## [SET TASK]
Leave out any pictures and transcribe all other data below exactly.

-*-*-

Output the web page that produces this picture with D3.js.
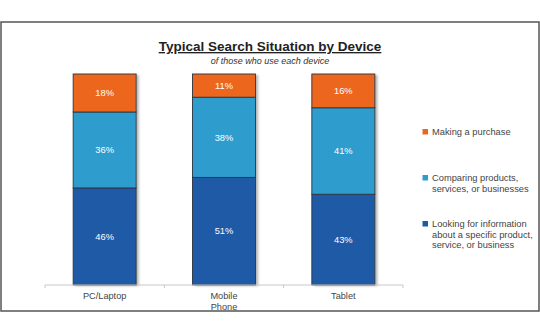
<!DOCTYPE html>
<html>
<head>
<meta charset="utf-8">
<script src="https://cdn.jsdelivr.net/npm/d3@7"></script>
<style>
  html, body { margin: 0; padding: 0; background: #fff; }
  svg { display: block; font-family: "Liberation Sans", Arial, sans-serif; }
</style>
</head>
<body>
<svg id="chart" width="540" height="334"></svg>
<script>
// Devices along the x axis (line breaks marked with \n)
const categories = ["PC/Laptop", "Mobile\nPhone", "Tablet"];

// Share of each search situation, per device (%), stacked bottom to top
const lookingInfo = [46, 51, 43];
const comparing   = [36, 38, 41];
const purchasing  = [18, 11, 16];

const seriesNames = [
  "Looking for information\nabout a specific product,\nservice, or business",
  "Comparing products,\nservices, or businesses",
  "Making a purchase"
];
const seriesColors = ["#1f5aa6", "#2e9dcd", "#ec661e"];

const svg = d3.select("#chart");

// Shadow used by the bars
const defs = svg.append("defs");
const shadow = defs.append("filter").attr("id", "barShadow")
  .attr("x", "-20%").attr("y", "-5%").attr("width", "150%").attr("height", "115%");
shadow.append("feDropShadow")
  .attr("dx", 2.5).attr("dy", 1).attr("stdDeviation", 1)
  .attr("flood-color", "#000").attr("flood-opacity", 0.3);

// Frame around the chart area
svg.append("rect")
  .attr("x", 1).attr("y", 22).attr("width", 538).attr("height", 289)
  .attr("fill", "#fff").attr("stroke", "#555").attr("stroke-width", 1.5);

// Title and subtitle
svg.append("text")
  .attr("x", 270).attr("y", 51)
  .attr("text-anchor", "middle")
  .attr("font-size", 13.5).attr("font-weight", "bold")
  .attr("fill", "#222")
  .attr("text-decoration", "underline")
  .text("Typical Search Situation by Device");

svg.append("text")
  .attr("x", 270).attr("y", 63.5)
  .attr("text-anchor", "middle")
  .attr("font-size", 9).attr("font-style", "italic")
  .attr("fill", "#333")
  .text("of those who use each device");

// Scales
const x = d3.scaleBand().domain(categories).range([45, 403]).padding(0);
const y = d3.scaleLinear().domain([0, 100]).range([285, 74]);
const barW = 63;

const rows = categories.map((c, i) => ({
  cat: c,
  s0: lookingInfo[i],
  s1: comparing[i],
  s2: purchasing[i]
}));
const stacked = d3.stack().keys(["s0", "s1", "s2"])(rows);

// Bars with a drop shadow under each full column
const barsG = svg.append("g");
barsG.selectAll("rect.shadowcol")
  .data(rows)
  .join("rect")
  .attr("class", "shadowcol")
  .attr("x", d => x(d.cat) + x.bandwidth() / 2 - barW / 2)
  .attr("width", barW)
  .attr("y", d => y(d.s0 + d.s1 + d.s2))
  .attr("height", d => y(0) - y(d.s0 + d.s1 + d.s2))
  .attr("fill", "#fff")
  .attr("filter", "url(#barShadow)");

stacked.forEach((layer, li) => {
  barsG.append("g")
    .selectAll("rect")
    .data(layer)
    .join("rect")
    .attr("x", d => x(d.data.cat) + x.bandwidth() / 2 - barW / 2)
    .attr("width", barW)
    .attr("y", d => y(d[1]))
    .attr("height", d => y(d[0]) - y(d[1]))
    .attr("fill", seriesColors[li])
    .attr("stroke", "#2a3440")
    .attr("stroke-width", 0.9);
});

// Value labels centred in each segment
stacked.forEach(layer => {
  barsG.append("g")
    .selectAll("text")
    .data(layer)
    .join("text")
    .attr("x", d => x(d.data.cat) + x.bandwidth() / 2)
    .attr("y", d => (y(d[0]) + y(d[1])) / 2 + 3.2)
    .attr("text-anchor", "middle")
    .attr("font-size", 9.3)
    .attr("fill", "#fff")
    .text(d => (d[1] - d[0]) + "%");
});

// Category axis: line with ticks at the band edges
const axisG = svg.append("g").attr("transform", `translate(0,${y(0)})`);
axisG.append("line")
  .attr("x1", x.range()[0]).attr("x2", x.range()[1])
  .attr("stroke", "#c8c8c8").attr("stroke-width", 1);
const edges = categories.map(c => x(c)).concat([x.range()[1]]);
axisG.selectAll("line.edge")
  .data(edges)
  .join("line")
  .attr("class", "edge")
  .attr("x1", d => d).attr("x2", d => d)
  .attr("y1", 0).attr("y2", 3)
  .attr("stroke", "#c8c8c8");

axisG.selectAll("text.cat")
  .data(categories)
  .join("text")
  .attr("class", "cat")
  .attr("text-anchor", "middle")
  .attr("font-size", 9.2)
  .attr("fill", "#444")
  .each(function (d) {
    const t = d3.select(this);
    d.split("\n").forEach((line, k) => {
      t.append("tspan")
        .attr("x", x(d) + x.bandwidth() / 2)
        .attr("y", 14.3 + k * 10.5)
        .text(line);
    });
  });

// Legend, top entry first
const legendOrder = [2, 1, 0];
const legendY = [132, 178, 224];
const legend = svg.append("g");
legendOrder.forEach((si, k) => {
  const g = legend.append("g").attr("transform", `translate(422,${legendY[k]})`);
  g.append("rect")
    .attr("x", 0.5).attr("y", -3).attr("width", 5.5).attr("height", 5.5)
    .attr("fill", seriesColors[si]);
  const t = g.append("text")
    .attr("font-size", 9.3).attr("fill", "#444");
  seriesNames[si].split("\n").forEach((line, j) => {
    t.append("tspan").attr("x", 10).attr("y", 3.3 + j * 10.3).text(line);
  });
});
</script>
</body>
</html>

-*-*-

## [RESPONSE]
Output the web page that produces this picture with D3.js.
<!DOCTYPE html>
<html>
<head>
<meta charset="utf-8">
<script src="https://cdn.jsdelivr.net/npm/d3@7"></script>
<style>
  html, body { margin: 0; padding: 0; background: #fff; }
  svg { display: block; font-family: "Liberation Sans", Arial, sans-serif; }
</style>
</head>
<body>
<svg id="chart" width="540" height="334"></svg>
<script>
// Devices along the x axis (line breaks marked with \n)
const categories = ["PC/Laptop", "Mobile\nPhone", "Tablet"];

// Share of each search situation, per device (%), stacked bottom to top
const lookingInfo = [46, 51, 43];
const comparing   = [36, 38, 41];
const purchasing  = [18, 11, 16];

const seriesNames = [
  "Looking for information\nabout a specific product,\nservice, or business",
  "Comparing products,\nservices, or businesses",
  "Making a purchase"
];
const seriesColors = ["#1f5aa6", "#2e9dcd", "#ec661e"];

const svg = d3.select("#chart");

// Shadow used by the bars
const defs = svg.append("defs");
const shadow = defs.append("filter").attr("id", "barShadow")
  .attr("x", "-20%").attr("y", "-5%").attr("width", "150%").attr("height", "115%");
shadow.append("feDropShadow")
  .attr("dx", 2.5).attr("dy", 1).attr("stdDeviation", 1)
  .attr("flood-color", "#000").attr("flood-opacity", 0.3);

// Frame around the chart area
svg.append("rect")
  .attr("x", 1).attr("y", 22).attr("width", 538).attr("height", 289)
  .attr("fill", "#fff").attr("stroke", "#555").attr("stroke-width", 1.5);

// Title and subtitle
svg.append("text")
  .attr("x", 270).attr("y", 51)
  .attr("text-anchor", "middle")
  .attr("font-size", 13.5).attr("font-weight", "bold")
  .attr("fill", "#222")
  .attr("text-decoration", "underline")
  .text("Typical Search Situation by Device");

svg.append("text")
  .attr("x", 270).attr("y", 63.5)
  .attr("text-anchor", "middle")
  .attr("font-size", 9).attr("font-style", "italic")
  .attr("fill", "#333")
  .text("of those who use each device");

// Scales
const x = d3.scaleBand().domain(categories).range([45, 403]).padding(0);
const y = d3.scaleLinear().domain([0, 100]).range([285, 74]);
const barW = 63;

const rows = categories.map((c, i) => ({
  cat: c,
  s0: lookingInfo[i],
  s1: comparing[i],
  s2: purchasing[i]
}));
const stacked = d3.stack().keys(["s0", "s1", "s2"])(rows);

// Bars with a drop shadow under each full column
const barsG = svg.append("g");
barsG.selectAll("rect.shadowcol")
  .data(rows)
  .join("rect")
  .attr("class", "shadowcol")
  .attr("x", d => x(d.cat) + x.bandwidth() / 2 - barW / 2)
  .attr("width", barW)
  .attr("y", d => y(d.s0 + d.s1 + d.s2))
  .attr("height", d => y(0) - y(d.s0 + d.s1 + d.s2))
  .attr("fill", "#fff")
  .attr("filter", "url(#barShadow)");

stacked.forEach((layer, li) => {
  barsG.append("g")
    .selectAll("rect")
    .data(layer)
    .join("rect")
    .attr("x", d => x(d.data.cat) + x.bandwidth() / 2 - barW / 2)
    .attr("width", barW)
    .attr("y", d => y(d[1]))
    .attr("height", d => y(d[0]) - y(d[1]))
    .attr("fill", seriesColors[li])
    .attr("stroke", "#2a3440")
    .attr("stroke-width", 0.9);
});

// Value labels centred in each segment
stacked.forEach(layer => {
  barsG.append("g")
    .selectAll("text")
    .data(layer)
    .join("text")
    .attr("x", d => x(d.data.cat) + x.bandwidth() / 2)
    .attr("y", d => (y(d[0]) + y(d[1])) / 2 + 3.2)
    .attr("text-anchor", "middle")
    .attr("font-size", 9.3)
    .attr("fill", "#fff")
    .text(d => (d[1] - d[0]) + "%");
});

// Category axis: line with ticks at the band edges
const axisG = svg.append("g").attr("transform", `translate(0,${y(0)})`);
axisG.append("line")
  .attr("x1", x.range()[0]).attr("x2", x.range()[1])
  .attr("stroke", "#c8c8c8").attr("stroke-width", 1);
const edges = categories.map(c => x(c)).concat([x.range()[1]]);
axisG.selectAll("line.edge")
  .data(edges)
  .join("line")
  .attr("class", "edge")
  .attr("x1", d => d).attr("x2", d => d)
  .attr("y1", 0).attr("y2", 3)
  .attr("stroke", "#c8c8c8");

axisG.selectAll("text.cat")
  .data(categories)
  .join("text")
  .attr("class", "cat")
  .attr("text-anchor", "middle")
  .attr("font-size", 9.2)
  .attr("fill", "#444")
  .each(function (d) {
    const t = d3.select(this);
    d.split("\n").forEach((line, k) => {
      t.append("tspan")
        .attr("x", x(d) + x.bandwidth() / 2)
        .attr("y", 14.3 + k * 10.5)
        .text(line);
    });
  });

// Legend, top entry first
const legendOrder = [2, 1, 0];
const legendY = [132, 178, 224];
const legend = svg.append("g");
legendOrder.forEach((si, k) => {
  const g = legend.append("g").attr("transform", `translate(422,${legendY[k]})`);
  g.append("rect")
    .attr("x", 0.5).attr("y", -3).attr("width", 5.5).attr("height", 5.5)
    .attr("fill", seriesColors[si]);
  const t = g.append("text")
    .attr("font-size", 9.3).attr("fill", "#444");
  seriesNames[si].split("\n").forEach((line, j) => {
    t.append("tspan").attr("x", 10).attr("y", 3.3 + j * 10.3).text(line);
  });
});
</script>
</body>
</html>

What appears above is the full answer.